A volte ci sentiamo onnipotenti, vincenti e invincibili… ma subito dopo cadiamo nel baratro della tristezza. Da soli non ce la faremo mai se non chiediamo aiuto al Signore. È lui che risorge e ci fa risorgere. È lui che ci salva. Ricordate quelle parole di Isaia: “Il castigo che ci dà salvezza si è abbattuto su di lui; per le sue piaghe noi siamo stati guariti”. (Is.53,6)

Chiedere aiuto al Signore significa prima di tutto fidarsi di lui, della sua misericordia e del suo amore che salva. Per questo credo sia molto importante recuperare l’esperienza della misericordia di Dio attraverso il sacramento della Penitenza. Esso non è un semplice atto di purificazione con il quale cancello i miei peccati. È piuttosto il nostro tornare a lui abbattendo ciò che ci separa da Lui ricevendo la capacità di cambiare. Dobbiamo imparare a lasciarci amare da Dio che non ci chiude mai la porta in faccia, che non smette mai di darci l’occasione per ricominciare il nostro cammino, proprio come fa il padre della parabola (Cfr. Lc 15,11-32).

L’aiuto di Dio viene poi nel dono grande dell’Eucaristia, nella quale ci nutriamo alla mensa della Parola e del Pane. Se non continuiamo a crescere nella fede, se non la alimentiamo continuamente alla fonte, non abiteranno mai in noi quella speranza e quella forza dello Spirito che ci consentono di passare i “muri”. Nell’Eucaristia domenicale facciamo continuamente memoria della Pasqua, del Cristo risorto. Se ci dimentichiamo di questo come possiamo noi essere dei risorti?

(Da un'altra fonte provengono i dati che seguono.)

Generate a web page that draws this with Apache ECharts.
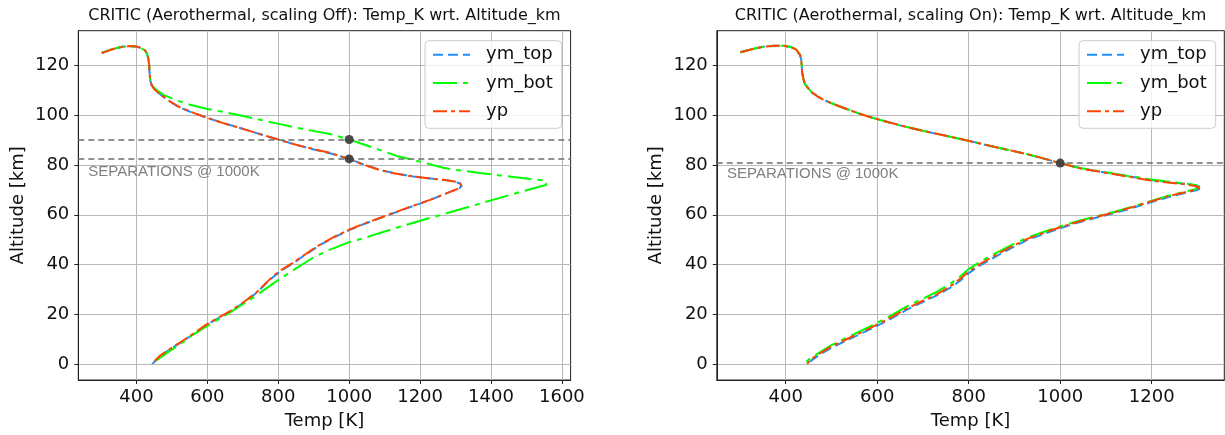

Infine l’aiuto di Dio lo troviamo nella preghiera personale, in una vita spirituale che ci sostiene durante le fatiche quotidiane. Una preghiera che sostiene noi e contemporaneamente sostiene gli altri. Sono molto belle al riguardo le parole di un monaco, Matta el Meskin che scrive: “Se poi continui a progredire nella preghiera, scoprirai una nuova dimensione importante: la preghiera diventa il canale attraverso il quale passa la tua relazione con i fratelli. Sperimenterai che la tua preghiera ha cominciato a diventare anche per gli altri una sorgente di vita e di potenza.

E qui la preghiera comincia a diventare una grave responsabilità; perché, se per un motivo qualsiasi, tu smetti di pregare per i peccatori che vivono attorno a te e tralasci di supplicare in loro favore, essi moriranno nel loro peccato. Mediante la preghiera tu diventi sacerdote, nel senso che sei responsabile della salvezza degli altri e capace – nell’amore, nel dono di te stesso e nella partecipazione al sacrificio e al sacerdozio di Cristo – di liberarli dalla condanna a morte dovuta al peccato”.

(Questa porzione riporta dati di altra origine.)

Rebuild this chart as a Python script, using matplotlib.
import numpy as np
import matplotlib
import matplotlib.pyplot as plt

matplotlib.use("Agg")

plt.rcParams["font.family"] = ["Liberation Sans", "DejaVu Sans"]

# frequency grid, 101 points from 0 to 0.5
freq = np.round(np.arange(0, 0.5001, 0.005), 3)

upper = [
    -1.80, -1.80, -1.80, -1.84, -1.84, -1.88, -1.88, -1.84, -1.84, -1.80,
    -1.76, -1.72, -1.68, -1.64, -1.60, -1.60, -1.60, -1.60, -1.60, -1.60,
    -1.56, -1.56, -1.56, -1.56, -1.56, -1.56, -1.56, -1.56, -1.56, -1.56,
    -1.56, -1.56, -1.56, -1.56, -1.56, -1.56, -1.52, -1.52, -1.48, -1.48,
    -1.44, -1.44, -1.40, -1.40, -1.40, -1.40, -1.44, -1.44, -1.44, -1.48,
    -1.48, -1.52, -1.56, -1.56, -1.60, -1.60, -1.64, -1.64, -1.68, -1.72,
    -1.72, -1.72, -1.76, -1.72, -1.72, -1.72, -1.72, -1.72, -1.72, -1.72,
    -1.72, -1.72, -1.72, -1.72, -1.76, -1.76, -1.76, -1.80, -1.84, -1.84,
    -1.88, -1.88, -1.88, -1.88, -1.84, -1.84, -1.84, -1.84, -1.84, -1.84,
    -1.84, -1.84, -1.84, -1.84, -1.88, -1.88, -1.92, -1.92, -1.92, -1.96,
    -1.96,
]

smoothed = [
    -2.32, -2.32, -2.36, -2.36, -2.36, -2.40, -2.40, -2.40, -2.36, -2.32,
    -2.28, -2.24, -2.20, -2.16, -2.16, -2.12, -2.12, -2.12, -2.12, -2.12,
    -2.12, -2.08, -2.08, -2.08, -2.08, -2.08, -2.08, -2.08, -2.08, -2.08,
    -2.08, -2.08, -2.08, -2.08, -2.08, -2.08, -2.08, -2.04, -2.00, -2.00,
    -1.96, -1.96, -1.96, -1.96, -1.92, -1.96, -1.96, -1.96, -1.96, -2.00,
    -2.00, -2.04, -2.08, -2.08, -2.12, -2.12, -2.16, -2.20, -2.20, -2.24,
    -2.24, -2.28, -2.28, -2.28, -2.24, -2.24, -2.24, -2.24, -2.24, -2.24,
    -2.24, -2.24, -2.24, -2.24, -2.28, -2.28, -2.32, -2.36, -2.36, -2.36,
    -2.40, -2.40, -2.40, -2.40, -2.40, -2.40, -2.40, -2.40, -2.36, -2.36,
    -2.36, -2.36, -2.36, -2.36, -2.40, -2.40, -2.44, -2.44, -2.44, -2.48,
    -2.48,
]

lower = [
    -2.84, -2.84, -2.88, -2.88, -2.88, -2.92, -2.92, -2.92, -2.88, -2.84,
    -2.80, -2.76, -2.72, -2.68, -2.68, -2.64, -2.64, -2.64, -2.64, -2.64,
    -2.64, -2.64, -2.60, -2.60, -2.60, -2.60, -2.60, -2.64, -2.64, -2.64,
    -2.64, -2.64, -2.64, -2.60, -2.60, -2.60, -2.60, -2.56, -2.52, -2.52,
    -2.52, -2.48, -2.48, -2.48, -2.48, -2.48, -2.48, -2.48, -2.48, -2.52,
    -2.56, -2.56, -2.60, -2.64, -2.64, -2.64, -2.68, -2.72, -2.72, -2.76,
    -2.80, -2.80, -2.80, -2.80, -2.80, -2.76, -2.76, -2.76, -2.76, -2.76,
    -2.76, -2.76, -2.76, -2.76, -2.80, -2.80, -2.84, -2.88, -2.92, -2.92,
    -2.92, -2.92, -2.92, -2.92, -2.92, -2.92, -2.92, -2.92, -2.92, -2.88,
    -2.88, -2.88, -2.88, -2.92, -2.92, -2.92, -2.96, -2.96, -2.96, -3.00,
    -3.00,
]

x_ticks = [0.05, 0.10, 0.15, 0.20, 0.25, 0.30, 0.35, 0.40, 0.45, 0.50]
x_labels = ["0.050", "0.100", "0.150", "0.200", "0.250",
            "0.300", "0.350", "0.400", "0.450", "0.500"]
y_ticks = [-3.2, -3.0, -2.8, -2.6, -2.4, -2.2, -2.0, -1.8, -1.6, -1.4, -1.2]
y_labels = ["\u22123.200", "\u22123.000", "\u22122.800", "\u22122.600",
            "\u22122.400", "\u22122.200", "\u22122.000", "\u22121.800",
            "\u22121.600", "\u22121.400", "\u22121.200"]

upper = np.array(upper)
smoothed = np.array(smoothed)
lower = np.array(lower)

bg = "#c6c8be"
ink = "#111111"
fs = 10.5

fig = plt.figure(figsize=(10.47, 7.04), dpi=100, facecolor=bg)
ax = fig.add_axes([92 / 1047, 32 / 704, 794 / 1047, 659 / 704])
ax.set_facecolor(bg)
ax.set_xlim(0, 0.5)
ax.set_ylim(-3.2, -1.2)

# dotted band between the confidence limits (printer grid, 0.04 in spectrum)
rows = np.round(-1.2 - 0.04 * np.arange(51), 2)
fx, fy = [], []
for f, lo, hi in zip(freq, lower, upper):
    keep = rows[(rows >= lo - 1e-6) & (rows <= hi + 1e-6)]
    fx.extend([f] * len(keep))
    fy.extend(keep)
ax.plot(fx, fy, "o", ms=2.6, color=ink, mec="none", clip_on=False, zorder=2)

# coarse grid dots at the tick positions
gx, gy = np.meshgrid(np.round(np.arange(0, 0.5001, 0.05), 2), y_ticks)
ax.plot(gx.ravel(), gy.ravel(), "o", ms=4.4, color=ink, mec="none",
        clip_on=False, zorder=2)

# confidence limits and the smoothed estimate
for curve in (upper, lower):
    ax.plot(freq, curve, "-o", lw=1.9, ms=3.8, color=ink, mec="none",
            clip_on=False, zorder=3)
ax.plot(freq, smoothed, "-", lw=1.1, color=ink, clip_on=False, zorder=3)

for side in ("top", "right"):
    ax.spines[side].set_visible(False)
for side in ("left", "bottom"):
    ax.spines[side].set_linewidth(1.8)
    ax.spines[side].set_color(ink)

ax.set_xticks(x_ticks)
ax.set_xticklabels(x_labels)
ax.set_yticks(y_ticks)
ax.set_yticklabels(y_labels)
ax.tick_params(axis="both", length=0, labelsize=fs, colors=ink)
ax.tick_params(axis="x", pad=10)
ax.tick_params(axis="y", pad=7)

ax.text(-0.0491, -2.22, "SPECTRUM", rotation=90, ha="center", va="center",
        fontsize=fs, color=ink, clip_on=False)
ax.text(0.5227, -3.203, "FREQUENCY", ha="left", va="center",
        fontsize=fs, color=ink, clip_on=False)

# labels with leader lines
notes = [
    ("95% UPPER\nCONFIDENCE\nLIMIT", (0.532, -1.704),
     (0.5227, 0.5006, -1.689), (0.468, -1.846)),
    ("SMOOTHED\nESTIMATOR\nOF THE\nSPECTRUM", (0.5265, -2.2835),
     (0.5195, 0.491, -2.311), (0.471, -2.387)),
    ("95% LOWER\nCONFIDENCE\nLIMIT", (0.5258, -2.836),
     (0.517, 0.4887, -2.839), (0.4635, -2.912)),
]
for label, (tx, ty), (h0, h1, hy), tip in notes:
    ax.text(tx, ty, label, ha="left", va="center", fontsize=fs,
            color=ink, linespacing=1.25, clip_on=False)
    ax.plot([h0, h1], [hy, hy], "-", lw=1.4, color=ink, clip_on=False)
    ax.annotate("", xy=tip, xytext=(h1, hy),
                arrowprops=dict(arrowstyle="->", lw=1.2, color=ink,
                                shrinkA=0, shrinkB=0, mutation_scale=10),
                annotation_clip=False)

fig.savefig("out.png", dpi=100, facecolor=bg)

Non stanchiamoci mai di pregare per gli altri, soprattutto per quanti non sono magari in comunione con noi, così come il Signore Gesù non smette mai di intercedere per noi presso il Padre, come ci ricorda il Vangelo di Giovanni: “Non chiedo che tu li tolga dal mondo, ma che li custodisca dal maligno. Essi non sono del mondo, come io non sono del mondo. Consacrali nella verità. La tua parola è verità” (Gv. 17,15-16)

L’ultima considerazione, o meglio l’ultimo augurio per tutti voi in occasione di questa Pasqua, lo colgo dalle parole dei due angeli nel racconto della risurrezione dell’evangelo di Luca: “Perché cercate tra i morti colui è vivo? Non è qui, è risuscitato” (24,5).

Sicuramente ci sono molte cose che non vanno bene, se guardiamo intorno a noi il mondo non ci offre di certo uno spettacolo esaltante. Ma ricordate che Gesù Cristo ha vinto il peccato e la morte. Per questo non possiamo fermarci solo davanti al sepolcro vuoto, non possiamo limitarci a rimpiangere sospetti tempi passati. Siamo chiamati ad andare e a guardare il mondo in faccia consapevoli che per quanto storte vadano le cose l’amore di Dio tira dritto, perché non ci fa mai mancare la sua presenza e il dono dello Spirito Santo. Impariamo a vivere da risorti, desiderosi di vivere, di trasmettere e comunicare la fede, capaci di servire così come Gesù ha fatto con noi. Sia per tutti noi una Pasqua di risurrezione interiore ma anche nella vita, imparando a dire davanti alle cose che succedono, ai bisogni che sorgono, ai problemi che affliggono tanta umanità sofferente: “Mi interessa”.

Buona Pasqua e buon cammino a tutti. Il Signore guidi i vostri passi e sia sempre davanti a voi come la stella del mattino.